» RECORDS SHOWN:
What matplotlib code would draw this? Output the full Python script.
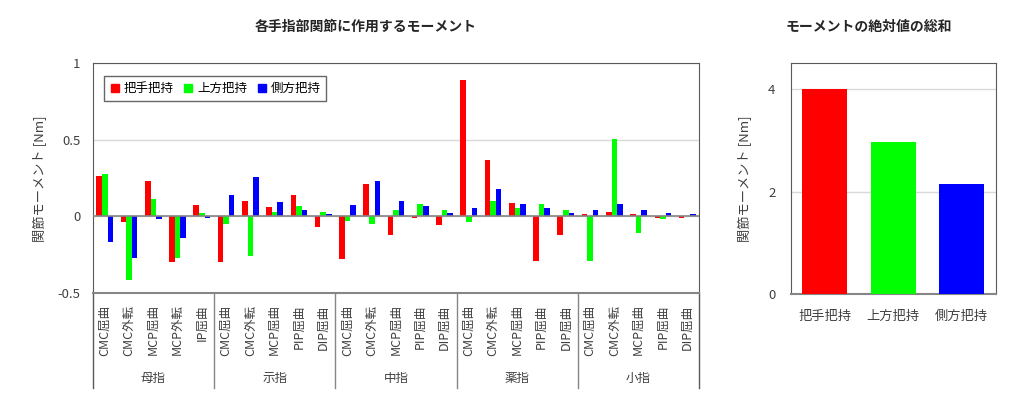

* * *

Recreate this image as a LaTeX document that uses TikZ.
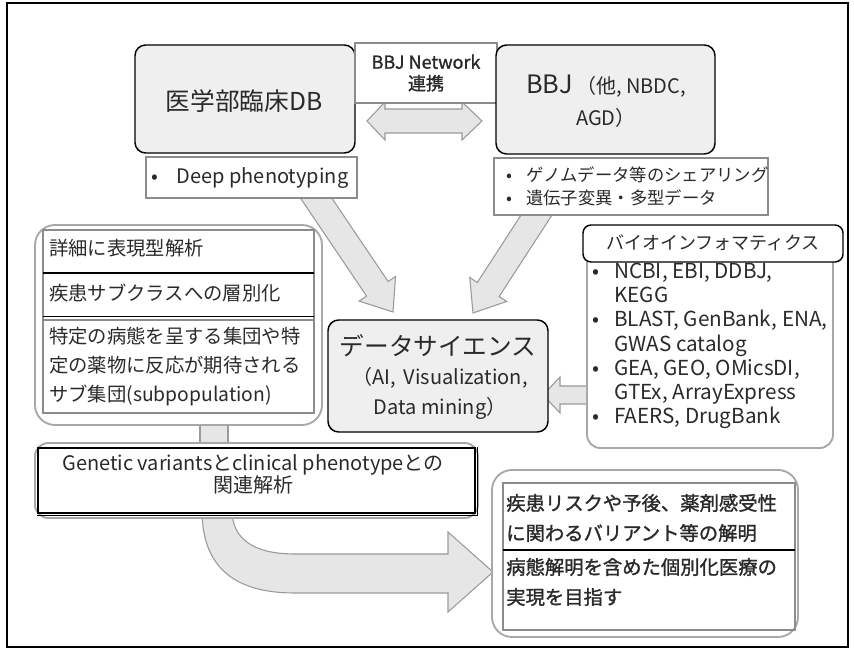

---

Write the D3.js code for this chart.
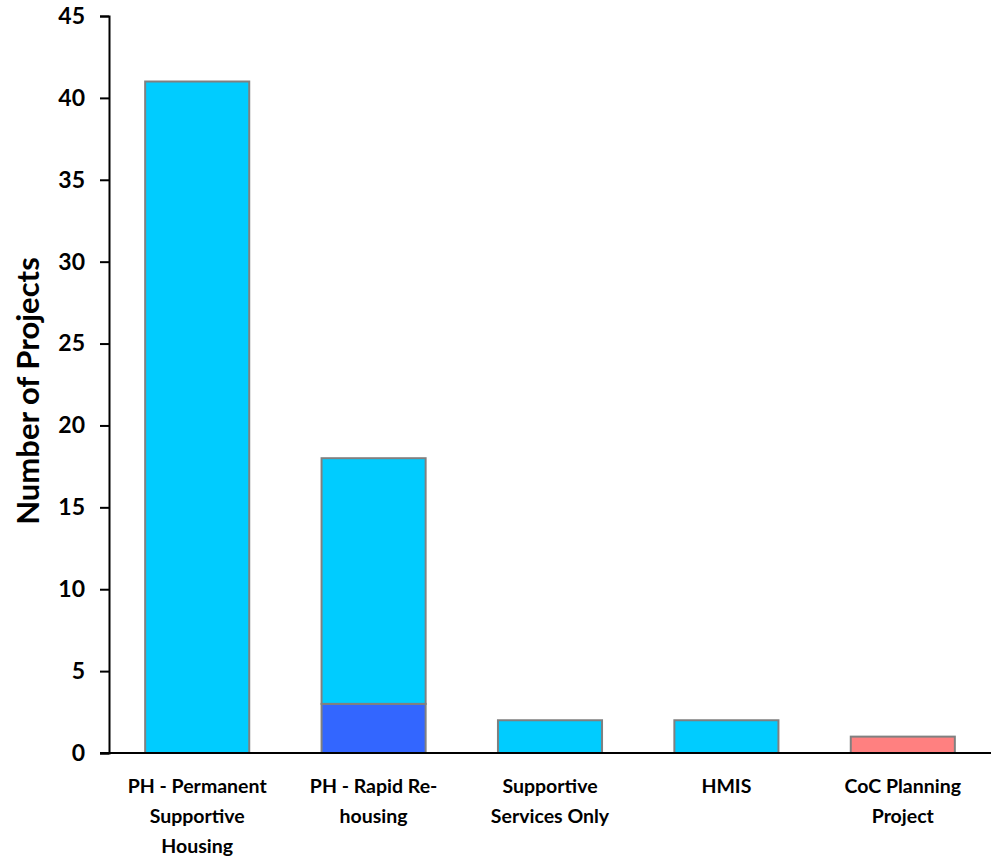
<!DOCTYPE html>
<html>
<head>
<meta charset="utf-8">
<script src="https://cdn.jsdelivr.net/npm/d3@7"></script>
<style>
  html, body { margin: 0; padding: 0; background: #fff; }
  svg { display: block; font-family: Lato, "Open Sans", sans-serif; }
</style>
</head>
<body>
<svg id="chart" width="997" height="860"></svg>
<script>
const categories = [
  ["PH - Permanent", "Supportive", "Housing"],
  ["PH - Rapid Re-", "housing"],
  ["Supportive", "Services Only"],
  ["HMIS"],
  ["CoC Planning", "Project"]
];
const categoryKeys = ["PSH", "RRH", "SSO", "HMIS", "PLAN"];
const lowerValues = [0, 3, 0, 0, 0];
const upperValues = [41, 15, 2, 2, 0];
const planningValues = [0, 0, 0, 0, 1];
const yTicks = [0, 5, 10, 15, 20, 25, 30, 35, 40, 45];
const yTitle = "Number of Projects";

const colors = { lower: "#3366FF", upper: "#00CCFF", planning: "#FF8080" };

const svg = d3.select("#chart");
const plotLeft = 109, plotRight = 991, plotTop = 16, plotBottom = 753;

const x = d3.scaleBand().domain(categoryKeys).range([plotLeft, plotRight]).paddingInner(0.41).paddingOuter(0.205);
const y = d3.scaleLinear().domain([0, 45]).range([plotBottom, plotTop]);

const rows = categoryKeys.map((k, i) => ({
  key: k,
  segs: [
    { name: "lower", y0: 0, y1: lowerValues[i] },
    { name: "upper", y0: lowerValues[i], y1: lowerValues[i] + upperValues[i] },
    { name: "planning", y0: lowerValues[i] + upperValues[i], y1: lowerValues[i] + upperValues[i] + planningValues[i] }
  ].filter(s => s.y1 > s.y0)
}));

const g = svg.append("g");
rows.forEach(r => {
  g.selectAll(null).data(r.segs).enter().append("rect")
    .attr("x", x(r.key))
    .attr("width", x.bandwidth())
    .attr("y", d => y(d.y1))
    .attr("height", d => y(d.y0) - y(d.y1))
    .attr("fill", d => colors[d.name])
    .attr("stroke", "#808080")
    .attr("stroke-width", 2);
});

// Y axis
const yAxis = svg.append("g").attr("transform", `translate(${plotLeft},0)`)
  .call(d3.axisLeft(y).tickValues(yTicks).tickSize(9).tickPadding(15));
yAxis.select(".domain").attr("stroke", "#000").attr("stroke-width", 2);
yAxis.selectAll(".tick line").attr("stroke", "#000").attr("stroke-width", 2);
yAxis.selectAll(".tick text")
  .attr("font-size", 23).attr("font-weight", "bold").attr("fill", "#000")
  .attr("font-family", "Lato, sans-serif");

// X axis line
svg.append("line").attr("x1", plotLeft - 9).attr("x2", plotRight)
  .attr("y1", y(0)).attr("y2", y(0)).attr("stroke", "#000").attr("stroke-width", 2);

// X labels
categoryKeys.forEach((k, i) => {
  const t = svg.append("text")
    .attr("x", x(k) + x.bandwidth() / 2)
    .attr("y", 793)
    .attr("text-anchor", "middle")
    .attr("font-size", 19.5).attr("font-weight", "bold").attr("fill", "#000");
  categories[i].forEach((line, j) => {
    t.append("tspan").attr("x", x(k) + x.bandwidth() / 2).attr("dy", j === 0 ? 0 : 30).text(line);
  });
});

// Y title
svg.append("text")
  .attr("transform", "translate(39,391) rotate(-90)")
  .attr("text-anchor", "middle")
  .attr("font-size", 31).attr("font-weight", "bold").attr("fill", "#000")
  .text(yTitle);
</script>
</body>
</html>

» GOAL: Copy nothing but the lines above that run from the one with "Write the D3.js code for this chart." to the one with "d3.scaleLinear().domain([0, 45]).range([plotBottom, plotTop]);", ends included; pictures stay out.

» TASK ANSWER:
Write the D3.js code for this chart.
<!DOCTYPE html>
<html>
<head>
<meta charset="utf-8">
<script src="https://cdn.jsdelivr.net/npm/d3@7"></script>
<style>
  html, body { margin: 0; padding: 0; background: #fff; }
  svg { display: block; font-family: Lato, "Open Sans", sans-serif; }
</style>
</head>
<body>
<svg id="chart" width="997" height="860"></svg>
<script>
const categories = [
  ["PH - Permanent", "Supportive", "Housing"],
  ["PH - Rapid Re-", "housing"],
  ["Supportive", "Services Only"],
  ["HMIS"],
  ["CoC Planning", "Project"]
];
const categoryKeys = ["PSH", "RRH", "SSO", "HMIS", "PLAN"];
const lowerValues = [0, 3, 0, 0, 0];
const upperValues = [41, 15, 2, 2, 0];
const planningValues = [0, 0, 0, 0, 1];
const yTicks = [0, 5, 10, 15, 20, 25, 30, 35, 40, 45];
const yTitle = "Number of Projects";

const colors = { lower: "#3366FF", upper: "#00CCFF", planning: "#FF8080" };

const svg = d3.select("#chart");
const plotLeft = 109, plotRight = 991, plotTop = 16, plotBottom = 753;

const x = d3.scaleBand().domain(categoryKeys).range([plotLeft, plotRight]).paddingInner(0.41).paddingOuter(0.205);
const y = d3.scaleLinear().domain([0, 45]).range([plotBottom, plotTop]);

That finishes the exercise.